Oh, those warm, fuzzy feelings: You’re slightly giddy, and life seems infinitely more interesting and colorful. You may find yourself actually daydreaming, rather than tackling your jammed inbox at work. It must be love.
A new study from the University of Maryland shows that people in love are less able to focus and perform tasks that require attentiveness.
Forty-three study participants, who had all been involved in a romantic relationship for less than six months, were asked to complete a series of cognitive tests in which they had to quickly differentiate between relevant and irrelevant information.

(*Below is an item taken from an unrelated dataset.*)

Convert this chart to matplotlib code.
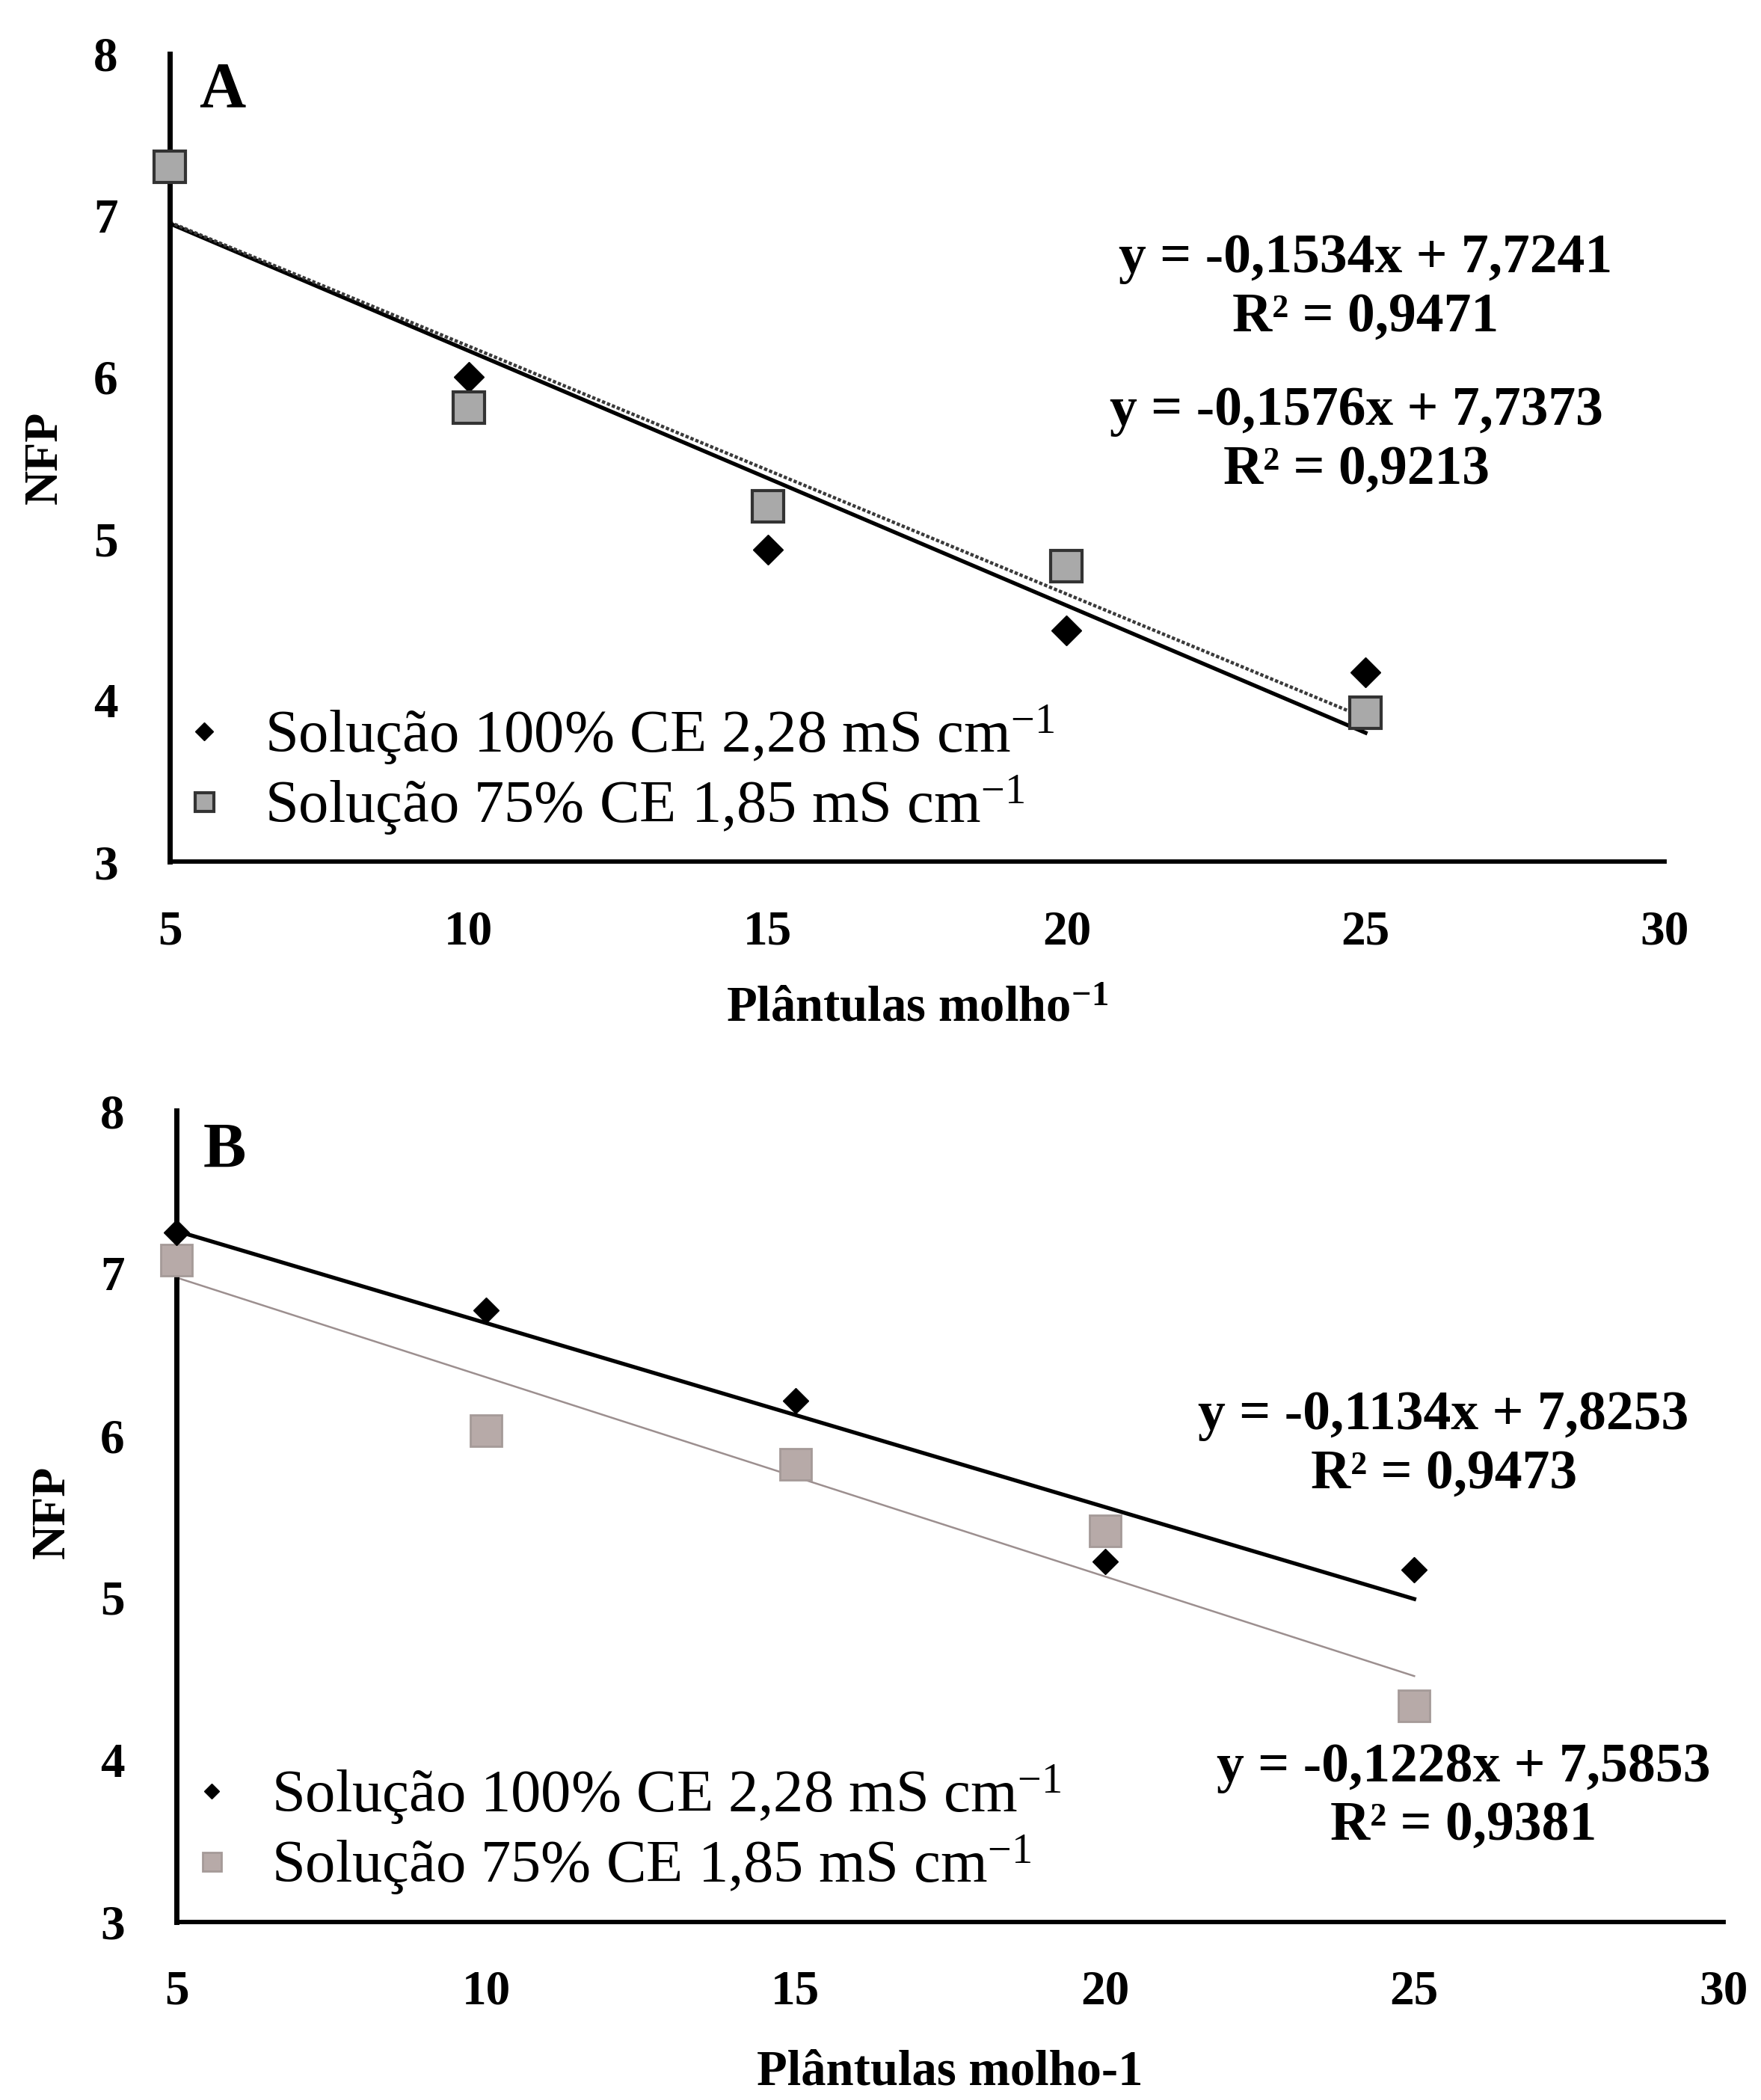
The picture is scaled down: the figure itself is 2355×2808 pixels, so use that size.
import numpy as np
import matplotlib
matplotlib.use("Agg")
import matplotlib.pyplot as plt

plt.rcParams['font.family'] = ['Liberation Serif', 'DejaVu Serif']
plt.rcParams['mathtext.fontset'] = 'custom'
plt.rcParams['mathtext.rm'] = 'Liberation Serif'
plt.rcParams['mathtext.bf'] = 'Liberation Serif:bold'

# dados
plantulas = [5, 10, 15, 20, 25]

# painel A
a_sol100 = [7.30, 6.00, 4.93, 4.43, 4.17]
a_sol75 = [7.30, 5.81, 5.20, 4.83, 3.92]
a_coef100 = (-0.1576, 7.7373)
a_coef75 = (-0.1534, 7.7241)
a_eq100 = "y = -0,1576x + 7,7373\nR² = 0,9213"
a_eq75 = "y = -0,1534x + 7,7241\nR² = 0,9471"

# painel B
b_sol100 = [7.25, 6.77, 6.21, 5.22, 5.17]
b_sol75 = [7.08, 6.03, 5.82, 5.41, 4.33]
b_coef100 = (-0.1134, 7.8253)
b_coef75 = (-0.1228, 7.5853)
b_eq100 = "y = -0,1134x + 7,8253\nR² = 0,9473"
b_eq75 = "y = -0,1228x + 7,5853\nR² = 0,9381"

lab100 = r"Solução 100% CE 2,28 mS cm$\mathregular{^{-1}}$"
lab75 = r"Solução 75% CE 1,85 mS cm$\mathregular{^{-1}}$"

xticks = [5, 10, 15, 20, 25, 30]
yticks = [3, 4, 5, 6, 7, 8]


def trend(coef, xs):
    xs = np.array(xs, dtype=float)
    return coef[0] * xs + coef[1]


def base_axes(ax):
    ax.set_xlim(5, 30)
    ax.set_ylim(3, 8)
    ax.set_xticks(xticks)
    ax.set_yticks(yticks)
    for s in ['top', 'right']:
        ax.spines[s].set_visible(False)
    ax.spines['left'].set_linewidth(5)
    ax.spines['bottom'].set_linewidth(4.2)
    ax.tick_params(axis='both', length=0, labelsize=47)
    ax.tick_params(axis='x', pad=46)
    ax.tick_params(axis='y', pad=50)
    for t in ax.get_xticklabels() + ax.get_yticklabels():
        t.set_fontweight('bold')
    ax.set_ylabel("NFP", fontsize=46, fontweight='bold')


fig = plt.figure(figsize=(23.55, 28.08), dpi=100)

# ---------- painel A ----------
axA = fig.add_axes([0.0964, 0.5897, 0.8488, 0.3847])
base_axes(axA)
xl = [5, 25]
axA.plot(xl, trend(a_coef100, xl), color='black', lw=3.8, zorder=2)
axA.plot(xl, trend(a_coef75, xl), color='#3a3a3a', lw=3.2,
         linestyle=(0, (1.0, 0.6)), zorder=2)
axA.plot(plantulas, a_sol100, linestyle='none', marker='D', ms=20,
         color='black', label=lab100, zorder=3, clip_on=False)
axA.plot(plantulas, a_sol75, linestyle='none', marker='s', ms=30,
         markerfacecolor='#a9a9a9', markeredgecolor='#333333', mew=3,
         label=lab75, zorder=4, clip_on=False)
axA.set_xlabel(r"Plântulas molho$\mathregular{^{-1}}$", fontsize=48,
               fontweight='bold')
axA.xaxis.set_label_coords(0.5, -0.154)
axA.yaxis.set_label_coords(-0.0685, 0.5)
axA.text(0.035, 0.954, "A", transform=axA.transAxes, fontsize=62,
         fontweight='bold', ha='center', va='center')
axA.text(0.800, 0.710, a_eq75, transform=axA.transAxes, fontsize=53,
         fontweight='bold', ha='center', va='center', linespacing=1.2)
axA.text(0.794, 0.521, a_eq100, transform=axA.transAxes, fontsize=53,
         fontweight='bold', ha='center', va='center', linespacing=1.2)
axA.legend(loc='lower left', bbox_to_anchor=(0.003, 0.03), frameon=False,
           fontsize=58, markerscale=0.6, handlelength=1.0,
           handletextpad=0.5, labelspacing=0.1, borderaxespad=0,
           borderpad=0)

# ---------- painel B ----------
axB = fig.add_axes([0.1003, 0.0848, 0.8785, 0.3863])
base_axes(axB)
axB.plot(xl, trend(b_coef100, xl), color='black', lw=3.8, zorder=2)
axB.plot(xl, trend(b_coef75, xl), color='#9c8f8f', lw=1.8, zorder=2)
axB.plot(plantulas, b_sol100, linestyle='none', marker='D', ms=17,
         color='black', label=lab100, zorder=4, clip_on=False)
axB.plot(plantulas, b_sol75, linestyle='none', marker='s', ms=30,
         markerfacecolor='#b7aaa8', markeredgecolor='#a59a98', mew=2,
         label=lab75, zorder=3, clip_on=False)
axB.set_xlabel("Plântulas molho-1", fontsize=48, fontweight='bold')
axB.xaxis.set_label_coords(0.5, -0.157)
axB.yaxis.set_label_coords(-0.066, 0.505)
axB.text(0.031, 0.949, "B", transform=axB.transAxes, fontsize=62,
         fontweight='bold', ha='center', va='center')
axB.text(0.819, 0.588, b_eq100, transform=axB.transAxes, fontsize=53,
         fontweight='bold', ha='center', va='center', linespacing=1.2)
axB.text(0.832, 0.154, b_eq75, transform=axB.transAxes, fontsize=53,
         fontweight='bold', ha='center', va='center', linespacing=1.2)
axB.legend(loc='lower left', bbox_to_anchor=(0.003, 0.03), frameon=False,
           fontsize=58, markerscale=0.6, handlelength=1.0,
           handletextpad=0.5, labelspacing=0.1, borderaxespad=0,
           borderpad=0)

fig.savefig("out.png", dpi=100)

“We found that the more infatuated people were, the less cognitive control they had,” says Sandra Langeslag, PhD, postdoctoral research associate in the department of psychology at the University of Maryland in College Park. Interestingly, the study found no difference between men and women during the love stage: Both genders were equally distracted when dating someone new.
“People who are in love tend to think about their beloved all the time,” says Langeslag. When people are in a rosy, new relationship much of their mental energy is tied up in their main squeeze, leaving fewer resources for conscious thought and cognitive reserve in order to perform well on boring lab tests or even at work, she says.
4 Ways to Train Your Brain on Valentine's Day
“Cognitive control is a learned skill,” says Roger Remington, PhD, professor and research fellow at the School of Psychology at the University of Queensland in Australia. “It’s possible for anyone to develop strategies that will improve their ability to focus in daily life,” he says, regardless of their romantic agenda.
Here are four ways to zone in and boost perceptions just in time for Valentine’s Day:
Visualize your goal. For effective mental focus, recognize that your own thoughts are a major source of distraction, says Remington. “Take time before acting to establish a clear mental picture of what you want to do, what you must attend to, and pare away everything else,” he says. Athletes do this by envisioning what they want to happen, like when a professional golfer stands behind the ball to visualize the arc before he swings the clubs.
Chew gum. Recent research from Cardiff University in the United Kingdom finds that chewing gum (during a cognitive study) might help keep you on track. Thirty-eight participants were given the task of detecting a specific pattern in a list of numbers that were read aloud. The individuals who chewed gum were significantly faster and more accurate that those who didn’t.
Grab a banana. Dehydration can lead to lack of focus. Guzzling water through the day helps, but according to Los Angeles dietitian Ashley Koff, RD, that’s not all you need. “Dehydration occurs not from insufficient water going into the body but from water not getting into the cells,” she says. “Watch your salt intake and get plenty of potassium to improve thinking skills.” Try bananas, dried apricots, fish and other lean sources.
Say “om.” A dedicated meditation practice may help clear irrelevant thoughts and enable lovers to improve their focus. “Staying calm is important to maintaining focus,” says Remington, who recommends daily meditation for keeping the peace, especially in the face of new love. “Staying calm, establishing a clear mental picture of your goals and pausing before acting are all meditation techniques,” he says.